When we are agitated we are told to start with Anapana. Thoughts, feelings and ideas come to us rapidly, almost freefalling. How to stop them? We just need to relax and let them follow their own course. We focus on the incoming breathing and the outgoing breathing. Breathing in. Breathing out. In a few minutes, our mind calms down and we are ready to start Vipassana. Some other times, when we are extremely agitated we can choose to spend the whole session with Anapana if that’s what we feel will be more beneficial.
Anapana has a number of interesting symbolic meanings to me. For example, we can only breath in or breath out at a given time. We can focus on only one direction. No multitasking is allowed when it comes to our breathing.
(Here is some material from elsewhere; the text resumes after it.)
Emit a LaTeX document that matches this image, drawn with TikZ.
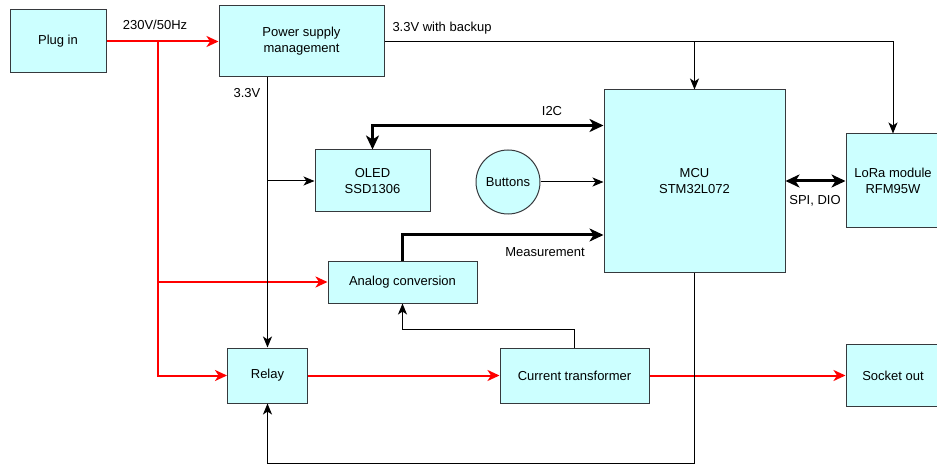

That single breath in (or out) represents our whole life at that moment. It’s the only action that count. It sustains our life. That breath is an individual and lonely action. It only follows its own rhythm and patterns. When we are born, we are born alone. There’s only room for one baby at the time to pass through a woman’s womb. When we die, there’s room space just for one person in a coffin. The act of breathing is personal, private and abides in its own world. It also arises and passes.
When I started meditating I used to feel that Anapana wasn’t “the real deal” and I would jump straight into Vipassana, sometimes trying to ignore if my mind was scattered or disperse at that moment.
But recently I heard S.N. Goenka saying that Anapana is like going back to the kindergarten. And somehow I understood what i was missing.
May we all understand. Breathing in. Breathing out. One breathing. One life.